◆ THE REQUEST: Pull out all lines from the listing below in which the word "this" appears.
* START RECORDED INFORMATION *
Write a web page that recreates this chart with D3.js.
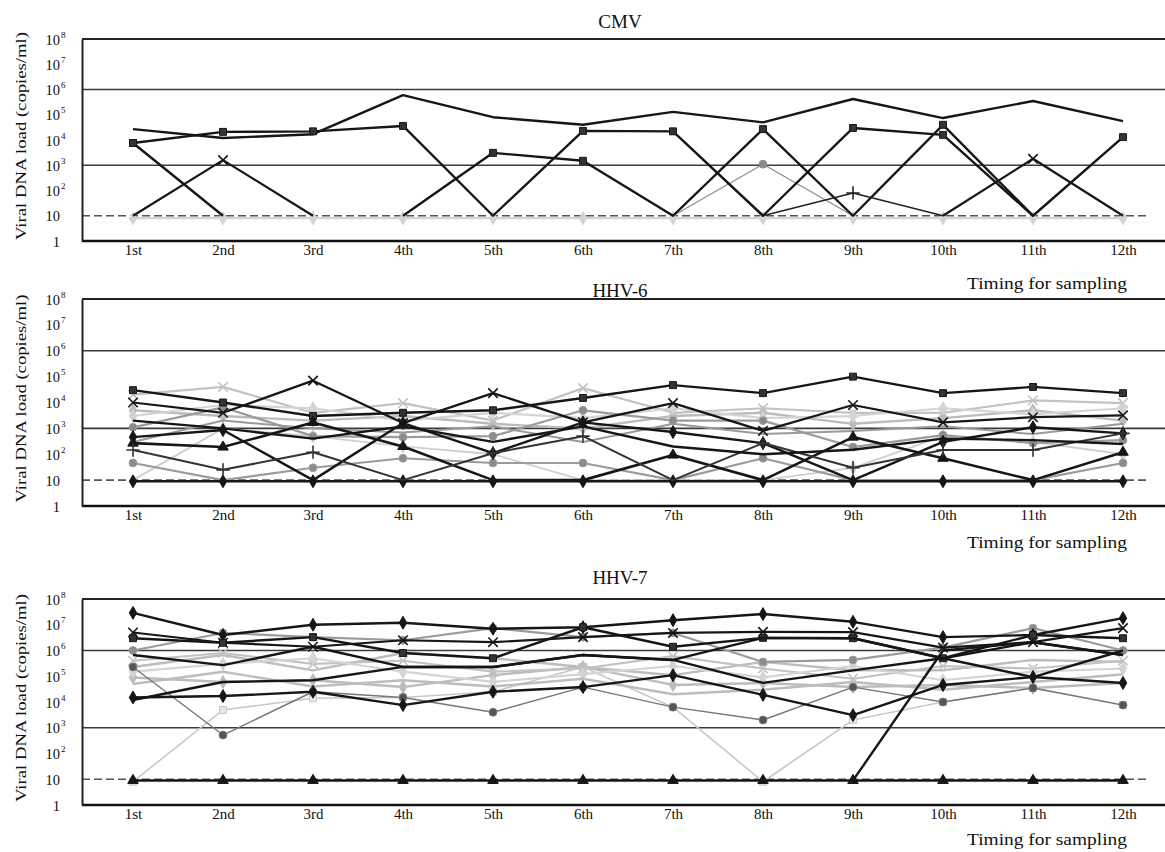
<!DOCTYPE html>
<html><head><meta charset="utf-8">
<script src="https://cdn.jsdelivr.net/npm/d3@7"></script>
<style>body{margin:0;background:#fff}svg{display:block}</style>
</head><body>
<svg id="chart" width="1165" height="852"></svg>
<script>
// ---------- DATA ----------
const categories = ["1st","2nd","3rd","4th","5th","6th","7th","8th","9th","10th","11th","12th"];
const yTickValues = [1,10,100,1000,10000,100000,1000000,10000000,100000000];
const yTickBase   = ["1","10","10","10","10","10","10","10","10"];
const yTickExp    = ["","","2","3","4","5","6","7","8"];
const gridValues = [1000, 1000000];
const detectionLimit = 10;
const panelTitles = ["CMV","HHV-6","HHV-7"];
const xAxisTitle = "Timing for sampling";
const yAxisTitle = "Viral  DNA load (copies/ml)";

// CMV (10 = undetectable, null = no segment)
const cmvBase = [8,8,8,8,8,8,8,8,8,8,8,8];
const cmvP1 = [27000,12000,17000,600000,80000,40000,130000,50000,420000,74000,350000,56000];
const cmvP2 = [7600,21000,22000,36000,10,23000,22000,10,30000,16000,10,13000];
const cmvP3 = [7600,10,null,10,3100,1500,10,27000,10,40000,10,null];
const cmvP4 = [10,1600,10,null,null,null,null,null,null,10,1800,10];
const cmvP5 = [null,null,null,null,null,null,10,1100,10,null,null,null];
const cmvP6 = [null,null,null,null,null,null,null,10,80,10,null,null];
const cmvSeries = [cmvBase,cmvP5,cmvP1,cmvP2,cmvP3,cmvP4,cmvP6];
const cmvStyleKeys = ["paleLine","grayCircleThin","blackLine","blackSquare","blackSquare","blackX","blackPlusThin"];

// HHV-6
const h6K = [5000,3000,2000,3000,1500,1000,3000,4000,1500,2500,5000,2000];
const h6B = [20000,40000,4000,9500,2000,36000,4000,6000,4000,4000,12000,9500];
const h6P = [3000,8000,6000,2000,4000,2500,6000,2500,3000,6000,3500,6000];
const h6I = [10,1000,500,200,100,10,10,10,30,500,300,100];
const h6D = [1100,6500,500,460,500,5000,2000,2000,190,550,270,350];
const h6L = [300,2000,1000,700,1200,300,1500,600,800,1200,600,1500];
const h6H = [46,10,30,70,46,46,10,70,10,10,10,46];
const h6J = [9,9,9,9,9,9,9,9,9,9,9,9];
const h6A = [30000,10000,3000,4000,5000,15000,47000,23000,100000,23000,40000,23000];
const h6C = [10000,4000,70000,1600,23000,1700,9500,800,8000,1700,2700,3200];
const h6E = [460,860,10,1600,110,1700,720,270,10,300,1100,640];
const h6F = [270,190,1700,200,10,10,93,10,460,70,10,120];
const h6G = [145,25,120,10,110,500,10,270,30,145,145,640];
const h6M = [2000,1000,400,1200,300,1200,200,100,150,400,350,250];
const h6Series = [h6K,h6B,h6P,h6I,h6D,h6L,h6H,h6J,h6A,h6C,h6E,h6F,h6G,h6M];
const h6StyleKeys = ["lightDiamond","lightX","paleLine","paleDiamond","grayCircle","grayLine","grayCircle","blackDiamond","blackSquare","blackX","blackDiamond","blackTriangle","darkPlus","blackLine"];

// HHV-7
const h7K = [8,4900,14000,15000,25000,230000,6300,8,2000,10000,35000,7600];
const h7F = [230000,670000,170000,800000,500000,230000,110000,360000,170000,170000,430000,360000];
const h7G = [90000,60000,70000,38000,110000,230000,46000,55000,38000,46000,35000,55000];
const h7N = [400000,800000,300000,400000,150000,200000,600000,200000,80000,250000,200000,400000];
const h7O = [150000,300000,500000,150000,60000,120000,250000,90000,250000,70000,150000,200000];
const h7P = [50000,150000,40000,70000,40000,80000,20000,30000,60000,30000,60000,120000];
const h7D = [1000000,4800000,3300000,2500000,7400000,3300000,4800000,360000,430000,1300000,7400000,1000000];
const h7H = [230000,520,25000,15000,4000,38000,6300,2000,38000,10000,35000,7600];
const h7L = [9,9,9,9,9,9,9,9,9,9,9,9];
const h7A = [29000000,4000000,10000000,12000000,7000000,8000000,15000000,26000000,13000000,3300000,4000000,18000000];
const h7B = [5000000,2000000,1400000,2500000,2100000,3300000,4800000,5300000,5200000,1300000,2100000,7400000];
const h7C = [3000000,2000000,3300000,800000,500000,8000000,1400000,3100000,3000000,500000,4000000,3000000];
const h7E = [670000,270000,1400000,230000,230000,670000,430000,3100000,3000000,500000,2100000,670000];
const h7I = [15000,17000,25000,7600,25000,38000,110000,19000,3100,46000,93000,55000];
const h7J = [12000,60000,70000,230000,230000,670000,430000,55000,170000,500000,93000,1000000];
const h7M = [null,null,null,null,null,null,null,null,9,1000000,2100000,670000];
const h7Series = [h7K,h7F,h7G,h7N,h7O,h7P,h7D,h7H,h7L,h7A,h7B,h7C,h7E,h7I,h7J,h7M];
const h7StyleKeys = ["paleSquare","lightLine","lightDiamond","lightX","paleLine","lightLine","grayCircle","darkCircle","blackTriangle","blackDiamond","blackX","blackSquare","blackLine","blackDiamond","blackLine","blackLine"];

// ---------- STYLES ----------
const styles = {
  paleLine:      {stroke:"#d4d4d4", width:2.2, marker:"diamond", mfill:"#d4d4d4"},
  paleDiamond:   {stroke:"#cfcfcf", width:1.8, marker:"diamond", mfill:"#cfcfcf"},
  paleSquare:    {stroke:"#c8c8c8", width:1.6, marker:"square", mfill:"#e8e8e8"},
  lightLine:     {stroke:"#bdbdbd", width:2.4, marker:null},
  lightDiamond:  {stroke:"#bcbcbc", width:2.4, marker:"diamond", mfill:"#bcbcbc"},
  lightX:        {stroke:"#c2c2c2", width:2.2, marker:"x", mfill:"#c2c2c2"},
  grayLine:      {stroke:"#9a9a9a", width:2, marker:null},
  grayCircle:    {stroke:"#9b9b9b", width:2.2, marker:"circle", mfill:"#8c8c8c"},
  grayCircleThin:{stroke:"#8a8a8a", width:1.2, marker:"circle", mfill:"#8a8a8a"},
  darkCircle:    {stroke:"#777", width:1.4, marker:"circle", mfill:"#555"},
  darkPlus:      {stroke:"#333", width:2, marker:"plus", mfill:"#333"},
  blackLine:     {stroke:"#161616", width:2.4, marker:null},
  blackSquare:   {stroke:"#161616", width:2.4, marker:"square", mfill:"#333"},
  blackDiamond:  {stroke:"#161616", width:2.4, marker:"diamond", mfill:"#161616"},
  blackTriangle: {stroke:"#161616", width:2.6, marker:"triangle", mfill:"#161616"},
  blackX:        {stroke:"#161616", width:2.2, marker:"x", mfill:"#161616"},
  blackPlusThin: {stroke:"#222", width:1.6, marker:"plus", mfill:"#222"}
};

// ---------- LAYOUT ----------
const W = 1165, H = 852;
const plotLeft = 82, plotRight = 1166, dashRight = 1150;
const serif = "'Liberation Serif','Times New Roman',serif";
const layout = [
  {top:39,  bottom:241, titleY:28,  timingY:289},
  {top:299, bottom:506, titleY:297, timingY:548},
  {top:599, bottom:805, titleY:584, timingY:845}
];
const panelData = [
  {series:cmvSeries, keys:cmvStyleKeys},
  {series:h6Series,  keys:h6StyleKeys},
  {series:h7Series,  keys:h7StyleKeys}
];

const svg = d3.select("#chart");
const x = d3.scalePoint().domain(categories).range([133, 1123]);

const symbolTypes = {
  square: d3.symbolSquare, diamond: d3.symbolDiamond, triangle: d3.symbolTriangle,
  circle: d3.symbolCircle, x: d3.symbolTimes || d3.symbolCross, plus: d3.symbolPlus || d3.symbolCross
};

layout.forEach((L, pi) => {
  const g = svg.append("g");
  const y = d3.scaleLog().domain([1, 1e8]).range([L.bottom, L.top]);

  // title
  g.append("text").attr("x", 620).attr("y", L.titleY).attr("text-anchor","middle")
    .attr("font-family", serif).attr("font-size", 19).attr("fill","#111").text(panelTitles[pi]);

  // top border
  g.append("line").attr("x1", plotLeft).attr("x2", plotRight).attr("y1", y(1e8)).attr("y2", y(1e8))
    .attr("stroke","#222").attr("stroke-width",2.2);
  // gridlines
  g.selectAll(".grid").data(gridValues).join("line")
    .attr("x1", plotLeft).attr("x2", plotRight).attr("y1", d=>y(d)).attr("y2", d=>y(d))
    .attr("stroke","#3a3a3a").attr("stroke-width",1.6);
  // detection limit dashed
  g.append("line").attr("x1", plotLeft).attr("x2", dashRight)
    .attr("y1", y(detectionLimit)).attr("y2", y(detectionLimit))
    .attr("stroke","#555").attr("stroke-width",1.6).attr("stroke-dasharray","8,4");

  // series
  const pd = panelData[pi];
  const line = d3.line().defined(d => d != null).x((d,i)=>x(categories[i])).y(d=>y(d));
  pd.series.forEach((vals, si) => {
    const st = styles[pd.keys[si]];
    g.append("path").attr("d", line(vals)).attr("fill","none")
      .attr("stroke", st.stroke).attr("stroke-width", st.width).attr("stroke-linejoin","round");
    if (st.marker) {
      const isStroke = st.marker === "x" || st.marker === "plus";
      const sym = d3.symbol().type(symbolTypes[st.marker]).size(isStroke ? 60 : 48);
      const pts = vals.map((v,i)=>({v,i})).filter(p => p.v != null && p.v !== detectionLimit);
      g.selectAll(null).data(pts).join("path")
        .attr("transform", p => `translate(${x(categories[p.i])},${y(p.v)})`)
        .attr("d", sym())
        .attr("fill", isStroke ? "none" : st.mfill)
        .attr("stroke", isStroke ? st.mfill : st.stroke)
        .attr("stroke-width", isStroke ? 1.6 : 1);
    }
  });

  // bottom axis line
  g.append("line").attr("x1", plotLeft).attr("x2", plotRight).attr("y1", L.bottom).attr("y2", L.bottom)
    .attr("stroke","#111").attr("stroke-width",2.6);

  // left axis
  const ax = g.append("g").attr("transform", `translate(${plotLeft},0)`)
    .call(d3.axisLeft(y).tickValues(yTickValues).tickSize(0).tickSizeOuter(0).tickPadding(22)
      .tickFormat((d,i)=>yTickBase[i]));
  ax.select(".domain").attr("stroke","#222").attr("stroke-width",2);
  ax.selectAll(".tick text").attr("font-family", serif).attr("font-size", 14.5).attr("fill","#111")
    .attr("dy","0.35em");
  ax.selectAll(".tick").each(function(d,i){
    if (yTickExp[i]) {
      d3.select(this).append("text").attr("x", -21).attr("y", -2)
        .attr("font-family", serif).attr("font-size", 9).attr("fill","#111")
        .attr("text-anchor","start").text(yTickExp[i]);
    }
  });

  // bottom tick labels
  const bx = g.append("g").attr("transform", `translate(0,${L.bottom})`)
    .call(d3.axisBottom(x).tickSize(0).tickPadding(2));
  bx.select(".domain").remove();
  bx.selectAll(".tick text").attr("font-family", serif).attr("font-size", 15).attr("fill","#111")
    .attr("dy","0.71em").attr("y", 3);

  // x axis title
  g.append("text").attr("x", 1127).attr("y", L.timingY).attr("text-anchor","end")
    .attr("font-family", serif).attr("font-size", 16).attr("fill","#111")
    .attr("textLength", 160).attr("lengthAdjust","spacingAndGlyphs").text(xAxisTitle);

  // y axis title
  const cy = (L.top + L.bottom) / 2 - 4;
  g.append("text").attr("transform", `translate(26,${cy}) rotate(-90)`).attr("text-anchor","middle")
    .attr("font-family", serif).attr("font-size", 15).attr("fill","#111")
    .attr("textLength", 208).attr("lengthAdjust","spacingAndGlyphs").text(yAxisTitle);
});
</script>
</body></html>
* END RECORDED INFORMATION *
◆ FULL SOLUTION:
Write a web page that recreates this chart with D3.js.
      d3.select(this).append("text").attr("x", -21).attr("y", -2)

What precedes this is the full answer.